* Task requirements
Below is a listing; print exactly its lines from the one containing "Reproduce this chart with Apache ECharts." down to the one containing "const group2Color = '#0662a3';", both inclusive, with every picture left out.

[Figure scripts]
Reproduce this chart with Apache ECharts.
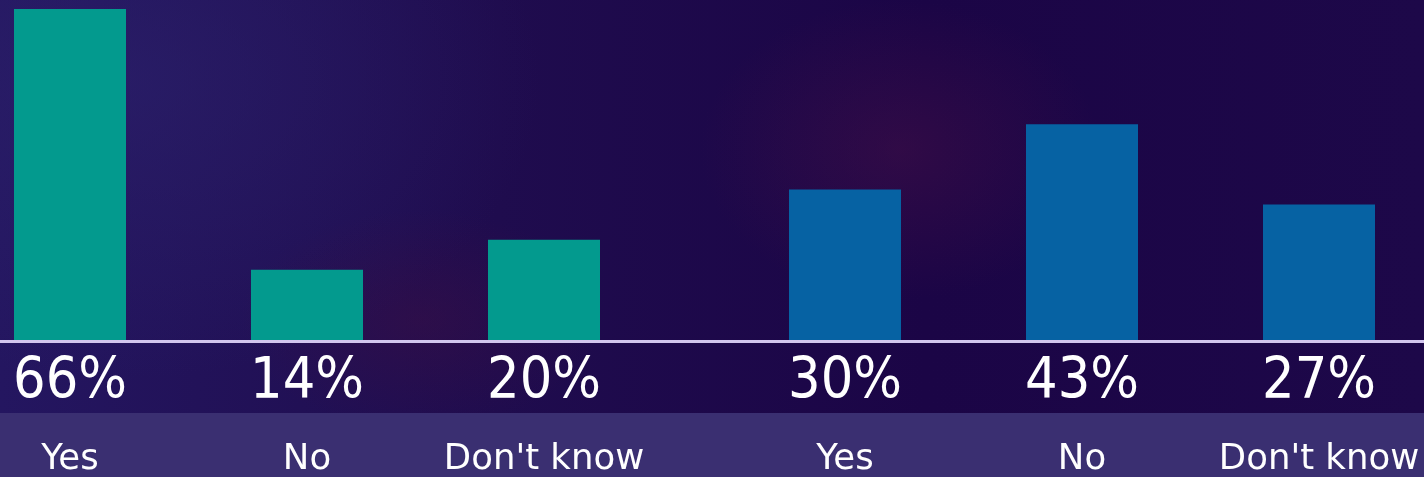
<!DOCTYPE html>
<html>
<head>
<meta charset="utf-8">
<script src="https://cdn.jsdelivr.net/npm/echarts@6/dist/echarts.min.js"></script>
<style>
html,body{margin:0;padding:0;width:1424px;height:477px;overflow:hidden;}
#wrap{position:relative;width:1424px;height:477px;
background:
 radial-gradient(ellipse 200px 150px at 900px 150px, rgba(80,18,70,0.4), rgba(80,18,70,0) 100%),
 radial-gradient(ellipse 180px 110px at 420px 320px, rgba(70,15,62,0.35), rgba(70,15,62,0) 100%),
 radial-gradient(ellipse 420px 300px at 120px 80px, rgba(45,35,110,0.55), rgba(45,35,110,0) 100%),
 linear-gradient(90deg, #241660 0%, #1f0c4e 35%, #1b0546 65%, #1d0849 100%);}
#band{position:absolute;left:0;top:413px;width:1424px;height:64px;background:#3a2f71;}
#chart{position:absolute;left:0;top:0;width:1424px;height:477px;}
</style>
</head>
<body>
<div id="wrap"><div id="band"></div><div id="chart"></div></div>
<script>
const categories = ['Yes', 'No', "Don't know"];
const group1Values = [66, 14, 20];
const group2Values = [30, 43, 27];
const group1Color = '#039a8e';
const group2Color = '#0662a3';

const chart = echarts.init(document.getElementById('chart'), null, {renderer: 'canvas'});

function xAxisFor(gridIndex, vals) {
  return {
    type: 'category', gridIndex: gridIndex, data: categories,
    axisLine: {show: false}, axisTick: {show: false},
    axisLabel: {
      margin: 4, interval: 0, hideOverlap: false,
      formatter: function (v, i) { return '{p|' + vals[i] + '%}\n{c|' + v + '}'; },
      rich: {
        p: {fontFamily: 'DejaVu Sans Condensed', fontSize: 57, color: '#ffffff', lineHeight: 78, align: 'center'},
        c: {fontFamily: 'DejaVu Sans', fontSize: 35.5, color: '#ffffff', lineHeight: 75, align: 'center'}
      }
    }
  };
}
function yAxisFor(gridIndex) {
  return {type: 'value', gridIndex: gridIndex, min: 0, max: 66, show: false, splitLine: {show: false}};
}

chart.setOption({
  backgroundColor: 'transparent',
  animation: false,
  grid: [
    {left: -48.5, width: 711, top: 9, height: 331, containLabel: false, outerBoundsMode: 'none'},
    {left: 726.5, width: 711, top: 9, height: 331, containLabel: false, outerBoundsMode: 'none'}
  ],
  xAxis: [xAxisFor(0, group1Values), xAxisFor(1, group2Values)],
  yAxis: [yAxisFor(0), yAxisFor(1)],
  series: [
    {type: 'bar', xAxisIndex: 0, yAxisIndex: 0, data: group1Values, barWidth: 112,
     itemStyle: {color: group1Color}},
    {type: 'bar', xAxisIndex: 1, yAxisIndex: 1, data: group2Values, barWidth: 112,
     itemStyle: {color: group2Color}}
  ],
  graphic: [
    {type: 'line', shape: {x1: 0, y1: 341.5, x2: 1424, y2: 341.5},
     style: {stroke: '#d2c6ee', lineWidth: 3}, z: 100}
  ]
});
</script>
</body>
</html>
==
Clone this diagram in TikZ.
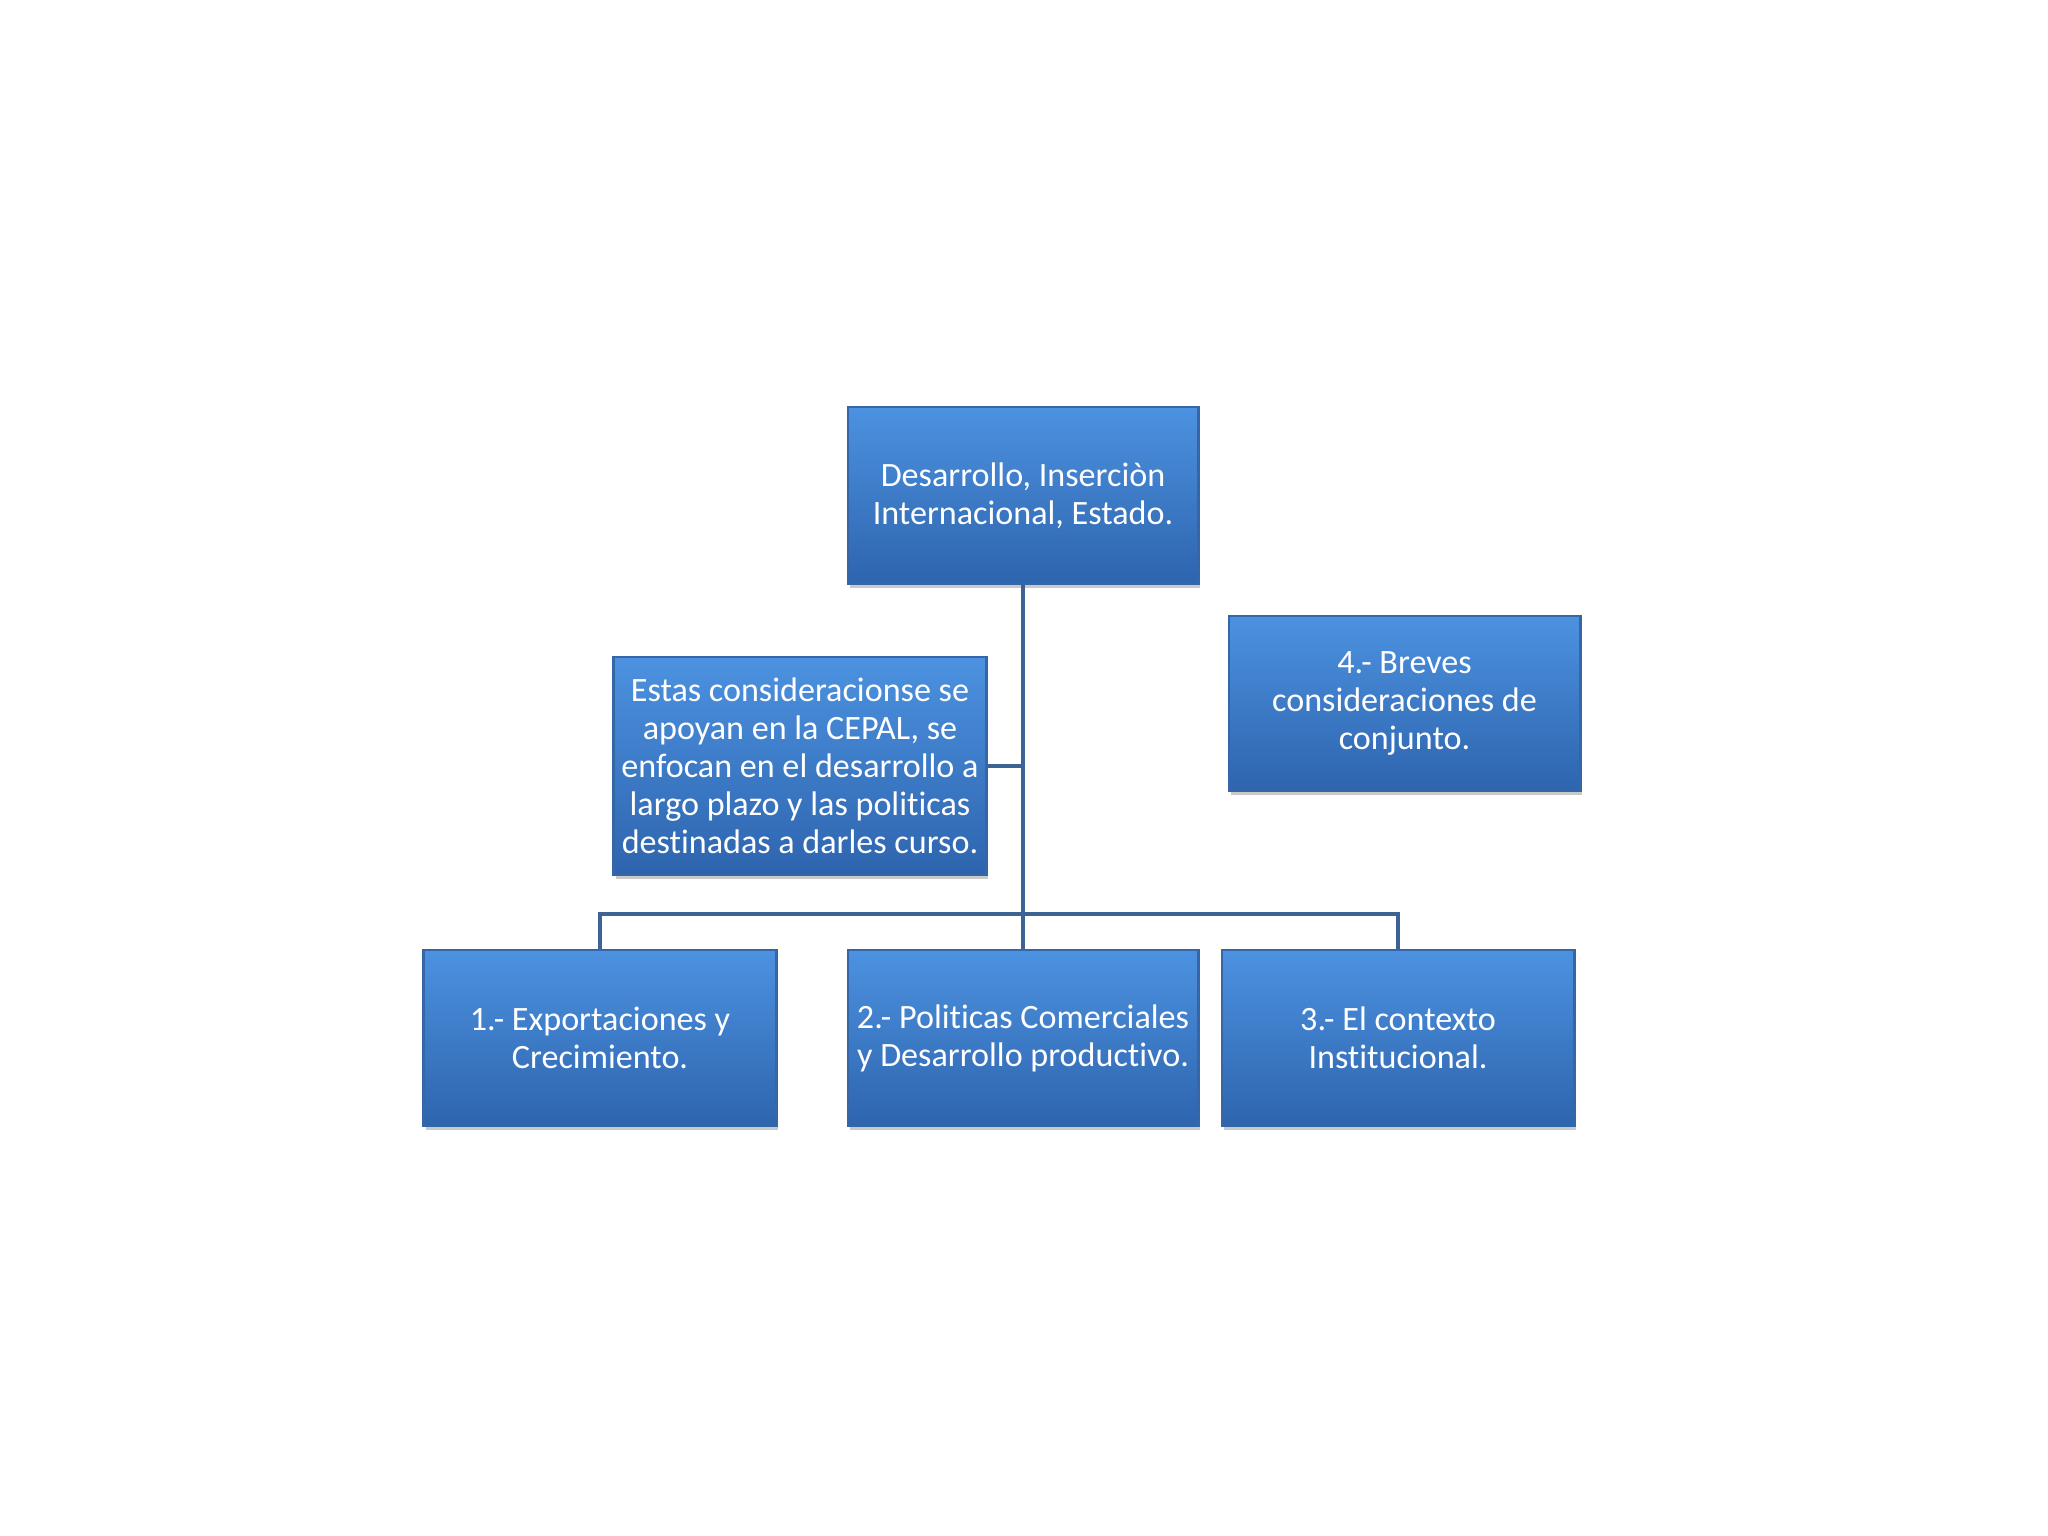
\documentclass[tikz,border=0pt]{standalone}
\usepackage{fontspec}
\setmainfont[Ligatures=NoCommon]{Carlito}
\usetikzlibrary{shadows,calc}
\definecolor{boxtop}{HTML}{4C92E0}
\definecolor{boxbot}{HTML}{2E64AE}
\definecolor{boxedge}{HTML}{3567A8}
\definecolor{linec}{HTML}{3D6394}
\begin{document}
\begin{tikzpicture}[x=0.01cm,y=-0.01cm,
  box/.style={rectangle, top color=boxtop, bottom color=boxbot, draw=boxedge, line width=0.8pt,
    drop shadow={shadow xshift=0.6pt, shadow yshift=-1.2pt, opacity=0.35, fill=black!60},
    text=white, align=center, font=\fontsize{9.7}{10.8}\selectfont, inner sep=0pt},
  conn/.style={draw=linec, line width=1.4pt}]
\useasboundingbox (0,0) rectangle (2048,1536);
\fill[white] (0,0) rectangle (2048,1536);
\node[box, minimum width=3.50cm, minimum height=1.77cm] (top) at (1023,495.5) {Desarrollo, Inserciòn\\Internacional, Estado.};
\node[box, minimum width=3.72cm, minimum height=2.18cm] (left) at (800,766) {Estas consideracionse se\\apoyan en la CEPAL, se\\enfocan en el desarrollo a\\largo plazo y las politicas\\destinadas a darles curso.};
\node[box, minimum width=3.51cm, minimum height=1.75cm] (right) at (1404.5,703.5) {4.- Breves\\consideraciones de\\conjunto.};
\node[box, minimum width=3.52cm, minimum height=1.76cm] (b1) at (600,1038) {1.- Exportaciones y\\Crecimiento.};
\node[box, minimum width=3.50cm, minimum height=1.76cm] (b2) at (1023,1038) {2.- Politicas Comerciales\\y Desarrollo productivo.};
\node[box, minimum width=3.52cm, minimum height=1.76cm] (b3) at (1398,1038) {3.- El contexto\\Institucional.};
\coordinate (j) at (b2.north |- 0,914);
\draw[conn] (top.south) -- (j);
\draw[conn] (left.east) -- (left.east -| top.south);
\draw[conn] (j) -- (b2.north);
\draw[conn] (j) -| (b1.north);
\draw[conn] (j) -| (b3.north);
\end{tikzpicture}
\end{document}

* Answer to this task
Reproduce this chart with Apache ECharts.
<!DOCTYPE html>
<html>
<head>
<meta charset="utf-8">
<script src="https://cdn.jsdelivr.net/npm/echarts@6/dist/echarts.min.js"></script>
<style>
html,body{margin:0;padding:0;width:1424px;height:477px;overflow:hidden;}
#wrap{position:relative;width:1424px;height:477px;
background:
 radial-gradient(ellipse 200px 150px at 900px 150px, rgba(80,18,70,0.4), rgba(80,18,70,0) 100%),
 radial-gradient(ellipse 180px 110px at 420px 320px, rgba(70,15,62,0.35), rgba(70,15,62,0) 100%),
 radial-gradient(ellipse 420px 300px at 120px 80px, rgba(45,35,110,0.55), rgba(45,35,110,0) 100%),
 linear-gradient(90deg, #241660 0%, #1f0c4e 35%, #1b0546 65%, #1d0849 100%);}
#band{position:absolute;left:0;top:413px;width:1424px;height:64px;background:#3a2f71;}
#chart{position:absolute;left:0;top:0;width:1424px;height:477px;}
</style>
</head>
<body>
<div id="wrap"><div id="band"></div><div id="chart"></div></div>
<script>
const categories = ['Yes', 'No', "Don't know"];
const group1Values = [66, 14, 20];
const group2Values = [30, 43, 27];
const group1Color = '#039a8e';
const group2Color = '#0662a3';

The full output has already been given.